> **Aim of the task**:
Comb through the entries for "React" and pull out each line that holds it.

(Stored entries)
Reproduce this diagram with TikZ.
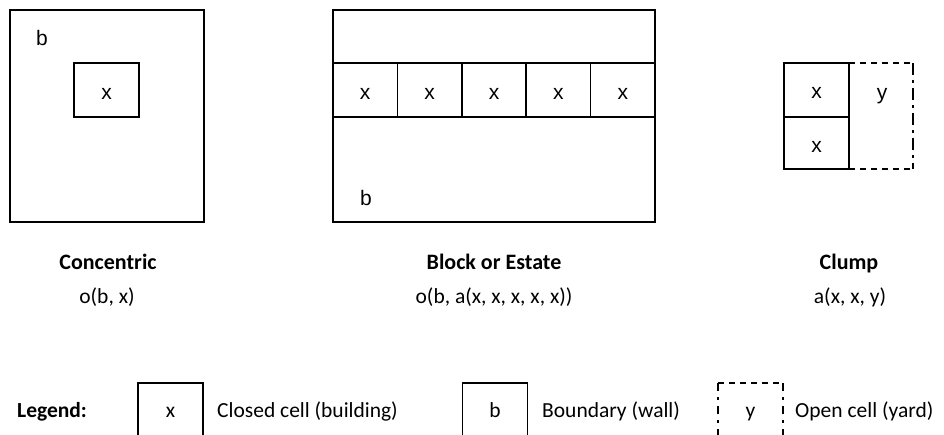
\documentclass[tikz,border=0pt]{standalone}
\usepackage{fontspec}
\setmainfont{Carlito}
\newfontfamily\arialf{Liberation Sans}
\begin{document}
\begin{tikzpicture}[x=1pt,y=-1pt,
  cellbox/.style={draw,line width=1.6pt,inner sep=0pt},
  wallbox/.style={draw,line width=1.6pt,inner sep=0pt},
  celltext/.style={inner sep=0pt,anchor=base,font=\arialf\fontsize{21}{24}\selectfont},
  title/.style={inner sep=0pt,anchor=base,font=\bfseries\fontsize{22}{26}\selectfont},
  formula/.style={inner sep=0pt,anchor=base,font=\fontsize{21.5}{26}\selectfont},
  legtext/.style={inner sep=0pt,anchor=base west,font=\fontsize{21.5}{26}\selectfont},
  legchar/.style={inner sep=0pt,anchor=base,font=\fontsize{21.5}{26}\selectfont},
  legbox/.style={draw,line width=1.3pt,inner sep=0pt,minimum width=65pt,minimum height=90pt},
  opendash/.style={line width=1.6pt,dash pattern=on 6pt off 5pt},
  opendashdot/.style={line width=1.6pt,dash pattern=on 12pt off 5pt on 3pt off 5pt}]
\clip (0,0) rectangle (944,434);
\fill[white] (0,0) rectangle (944,434);
% Concentric
\node[wallbox,minimum width=194pt,minimum height=212pt] (cb) at (107,116) {};
\node[celltext] (cbl) at (42,45) {b};
\node[cellbox,minimum width=65pt,minimum height=54pt] (cx) at (106.5,90) {};
\node[celltext] (cxl) at (106.5,99) {x};
\node[title] (ct) at (108,269) {Concentric};
\node[formula] (cf) at (107,303) {o(b, x)};
% Block
\node[wallbox,minimum width=322pt,minimum height=212pt] (bb) at (494,116) {};
\foreach \i in {0,...,4}{
  \node[cellbox,minimum width=64.4pt,minimum height=54pt] (bx\i) at ({333+32.2+64.4*\i},90) {};
  \node[celltext] (bxl\i) at ({333+32.2+64.4*\i},99) {x};
}
\node[celltext] (bbl) at (366,205) {b};
\node[title] (bt) at (494,269) {Block or Estate};
\node[formula] (bf) at (494,303) {o(b, a(x, x, x, x, x))};
% Clump
\node[cellbox,minimum width=65pt,minimum height=54pt] (kx1) at (816.5,90) {};
\node[cellbox,minimum width=65pt,minimum height=52pt] (kx2) at (816.5,143) {};
\node[celltext] (kxl1) at (816.5,98) {x};
\node[celltext] (kxl2) at (816.5,152) {x};
\node[celltext] (ky) at (882,99) {y};
\coordinate (ya) at (849,63);
\coordinate (yb) at (913,63);
\coordinate (yc) at (913,169);
\coordinate (yd) at (849,169);
\draw[opendash] (ya) -- (yb);
\draw[opendashdot] (yb) -- (yc);
\draw[opendash] (yd) -- (yc);
\node[title] (kt) at (849,269) {Clump};
\node[formula] (kf) at (850,303) {a(x, x, y)};
% Legend
\node[inner sep=0pt,anchor=base west,font=\bfseries\fontsize{21.5}{26}\selectfont] (lg) at (17,417) {Legend:};
\node[legbox] (lx) at (170.5,428) {};
\node[legchar] (lxt) at (170.5,417) {x};
\node[legtext] (lxd) at (217,417) {Closed cell (building)};
\node[legbox] (lb) at (495,428) {};
\node[legchar] (lbt) at (495,417) {b};
\node[legtext] (lbd) at (542,417) {Boundary (wall)};
\coordinate (la) at (718,383);
\coordinate (lbb) at (783,383);
\coordinate (lc) at (718,440);
\coordinate (ld) at (783,440);
\draw[line width=1.3pt,dash pattern=on 6pt off 5pt] (la) -- (lbb);
\draw[line width=1.3pt,dash pattern=on 8pt off 6pt on 3pt off 6pt] (la) -- (lc);
\draw[line width=1.3pt,dash pattern=on 8pt off 6pt on 3pt off 6pt] (lbb) -- (ld);
\node[legchar] (lyt) at (750.5,417) {y};
\node[legtext] (lyd) at (795,417) {Open cell (yard)};
\end{tikzpicture}
\end{document}
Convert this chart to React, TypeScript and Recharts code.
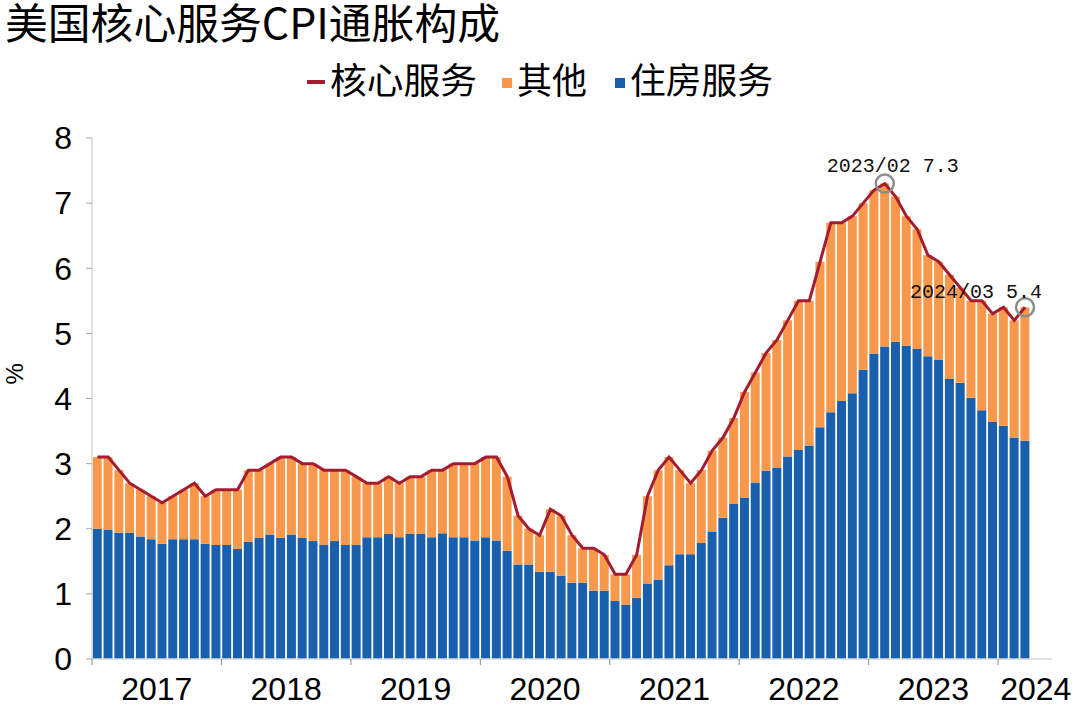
import React from "react";
import {
  ComposedChart,
  Bar,
  Line,
  XAxis,
  YAxis,
  ReferenceDot,
} from "recharts";

// 月份：2017/01 ~ 2024/05（最后两个月为空位）
const years = [2017, 2018, 2019, 2020, 2021, 2022, 2023, 2024];
const months: string[] = [];
years.forEach((y) => {
  for (let m = 1; m <= 12; m++) {
    if (y === 2024 && m > 5) break;
    months.push(`${y}/${String(m).padStart(2, "0")}`);
  }
});

// 核心服务 CPI 同比 %
const core = [
  3.1, 3.1, 2.9, 2.7, 2.6, 2.5, 2.4, 2.5, 2.6, 2.7, 2.5, 2.6,
  2.6, 2.6, 2.9, 2.9, 3.0, 3.1, 3.1, 3.0, 3.0, 2.9, 2.9, 2.9,
  2.8, 2.7, 2.7, 2.8, 2.7, 2.8, 2.8, 2.9, 2.9, 3.0, 3.0, 3.0,
  3.1, 3.1, 2.8, 2.2, 2.0, 1.9, 2.3, 2.2, 1.9, 1.7, 1.7, 1.6,
  1.3, 1.3, 1.6, 2.5, 2.9, 3.1, 2.9, 2.7, 2.9, 3.2, 3.4, 3.7,
  4.1, 4.4, 4.7, 4.9, 5.2, 5.5, 5.5, 6.1, 6.7, 6.7, 6.8, 7.0,
  7.2, 7.3, 7.1, 6.8, 6.6, 6.2, 6.1, 5.9, 5.7, 5.5, 5.5, 5.3,
  5.4, 5.2, 5.4,
];

// 住房服务拉动
const housing = [
  2.0, 1.99, 1.94, 1.94, 1.88, 1.84, 1.77, 1.84, 1.84, 1.84, 1.77, 1.75,
  1.75, 1.69, 1.8, 1.86, 1.91, 1.86, 1.91, 1.86, 1.81, 1.75, 1.81, 1.75,
  1.75, 1.87, 1.87, 1.92, 1.87, 1.92, 1.92, 1.87, 1.93, 1.87, 1.87, 1.82,
  1.87, 1.82, 1.66, 1.45, 1.45, 1.34, 1.34, 1.28, 1.17, 1.17, 1.05, 1.05,
  0.89, 0.83, 0.94, 1.16, 1.22, 1.44, 1.61, 1.61, 1.78, 1.95, 2.17, 2.38,
  2.48, 2.71, 2.89, 2.94, 3.11, 3.21, 3.28, 3.56, 3.79, 3.96, 4.08, 4.44,
  4.69, 4.8, 4.87, 4.81, 4.76, 4.65, 4.6, 4.3, 4.24, 4.01, 3.82, 3.64,
  3.58, 3.4, 3.35,
];

// 其他拉动
const other = [
  1.1, 1.11, 0.96, 0.76, 0.72, 0.66, 0.63, 0.66, 0.76, 0.86, 0.73, 0.85,
  0.85, 0.91, 1.1, 1.04, 1.09, 1.24, 1.19, 1.14, 1.19, 1.15, 1.09, 1.15,
  1.05, 0.83, 0.83, 0.88, 0.83, 0.88, 0.88, 1.03, 0.97, 1.13, 1.13, 1.18,
  1.23, 1.28, 1.14, 0.75, 0.55, 0.56, 0.96, 0.92, 0.73, 0.53, 0.65, 0.55,
  0.41, 0.47, 0.66, 1.34, 1.68, 1.66, 1.29, 1.09, 1.12, 1.25, 1.23, 1.32,
  1.62, 1.69, 1.81, 1.96, 2.09, 2.29, 2.22, 2.54, 2.91, 2.74, 2.72, 2.56,
  2.51, 2.5, 2.23, 1.99, 1.84, 1.55, 1.5, 1.6, 1.46, 1.49, 1.68, 1.66,
  1.82, 1.8, 2.05,
];

const yTicks = [0, 1, 2, 3, 4, 5, 6, 7, 8];

const notes = [
  { x: "2023/02", y: 7.3, text: "2023/02 7.3", dx: 8, dy: -12 },
  { x: "2024/03", y: 5.4, text: "2024/03 5.4", dx: -49, dy: -9 },
];

const rows = months.map((m, i) => ({
  month: m,
  housing: housing[i],
  other: other[i],
  core: core[i],
}));

const BLUE = "#1860AE";
const ORANGE = "#F7984B";
const RED = "#A51C30";
const CJK = '"Noto Sans CJK SC", sans-serif';
const SANS = '"Liberation Sans", Arial, sans-serif';

const CHART_W = 1080;
const LEFT = 92;
const RIGHT = 28;
const BAND = (CHART_W - LEFT - RIGHT) / months.length;

const YearTick = (props: any) => {
  const { x, y, payload } = props;
  const [yy, mm] = String(payload.value).split("/");
  const m = Number(mm);
  const left = x - BAND / 2;
  const labelAt = yy === "2024" ? 4 : 7;
  const labelX = yy === "2024" ? x : left;
  return (
    <g>
      {m === 1 && (
        <line x1={left} x2={left} y1={y} y2={y + 6} stroke="#8c8c8c" strokeWidth={1} />
      )}
      {m === labelAt && (
        <text
          x={labelX}
          y={y + 41}
          textAnchor="middle"
          fontSize={32}
          fontFamily={SANS}
          fill="#000"
        >
          {yy}
        </text>
      )}
    </g>
  );
};

const NoteLabel = (props: any) => {
  const { viewBox, text, dx, dy } = props;
  const cx = viewBox.x + viewBox.width / 2;
  const cy = viewBox.y + viewBox.height / 2;
  return (
    <text
      x={cx + dx}
      y={cy + dy}
      textAnchor="middle"
      fontSize={20}
      fontFamily='"Liberation Mono", monospace'
      fill="#111"
    >
      {text}
    </text>
  );
};

export default function App() {
  return (
    <div
      style={{
        position: "absolute",
        left: 0,
        top: 0,
        width: 1080,
        height: 708,
        background: "#fff",
        overflow: "hidden",
      }}
    >
      <ComposedChart
        width={CHART_W}
        height={708}
        data={rows}
        margin={{ top: 138, right: RIGHT, bottom: 0, left: 0 }}
        barCategoryGap="7%"
        barGap={0}
      >
        <XAxis
          dataKey="month"
          height={49}
          interval={0}
          tickLine={false}
          tickSize={0}
          tickMargin={0}
          axisLine={{ stroke: "#d9d9d9", strokeWidth: 1.5 }}
          tick={<YearTick />}
        />
        <YAxis
          domain={[0, 8]}
          ticks={yTicks}
          width={LEFT}
          tickSize={6}
          tickMargin={14}
          tickLine={{ stroke: "#a6a6a6" }}
          axisLine={{ stroke: "#d9d9d9", strokeWidth: 1.5 }}
          tick={{ fontSize: 32, fill: "#000", fontFamily: SANS }}
          label={{
            value: "%",
            angle: -90,
            position: "insideLeft",
            offset: 14,
            dy: -14,
            style: { fontSize: 24, fill: "#000", fontFamily: SANS },
          }}
        />
        <Bar dataKey="housing" stackId="a" fill={BLUE} isAnimationActive={false} />
        <Bar dataKey="other" stackId="a" fill={ORANGE} isAnimationActive={false} />
        <Line
          dataKey="core"
          type="linear"
          stroke={RED}
          strokeWidth={3}
          dot={false}
          activeDot={false}
          isAnimationActive={false}
        />
        {notes.map((n) => (
          <ReferenceDot
            key={n.x}
            x={n.x}
            y={n.y}
            r={9}
            fill="none"
            stroke="#8c8c8c"
            strokeWidth={2.5}
            label={<NoteLabel text={n.text} dx={n.dx} dy={n.dy} />}
          />
        ))}
      </ComposedChart>

      {/* 标题与图例 */}
      <svg
        width={1080}
        height={110}
        style={{ position: "absolute", left: 0, top: 0 }}
      >
        <text
          x={5}
          y={39}
          fontSize={42}
          fontFamily={CJK}
          fill="#000"
          textLength={495}
          lengthAdjust="spacingAndGlyphs"
        >
          美国核心服务CPI通胀构成
        </text>
        <rect x={307} y={80} width={18} height={4} fill={RED} />
        <text x={330} y={94} fontSize={36} fontFamily={CJK} fill="#000" textLength={147} lengthAdjust="spacingAndGlyphs">
          核心服务
        </text>
        <rect x={502} y={78} width={10} height={10} fill={ORANGE} />
        <text x={517} y={94} fontSize={36} fontFamily={CJK} fill="#000" textLength={70} lengthAdjust="spacingAndGlyphs">
          其他
        </text>
        <rect x={615} y={78} width={10} height={10} fill={BLUE} />
        <text x={630} y={94} fontSize={36} fontFamily={CJK} fill="#000" textLength={143} lengthAdjust="spacingAndGlyphs">
          住房服务
        </text>
      </svg>
    </div>
  );
}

> **Exercise result**:
Convert this chart to React, TypeScript and Recharts code.
import React from "react";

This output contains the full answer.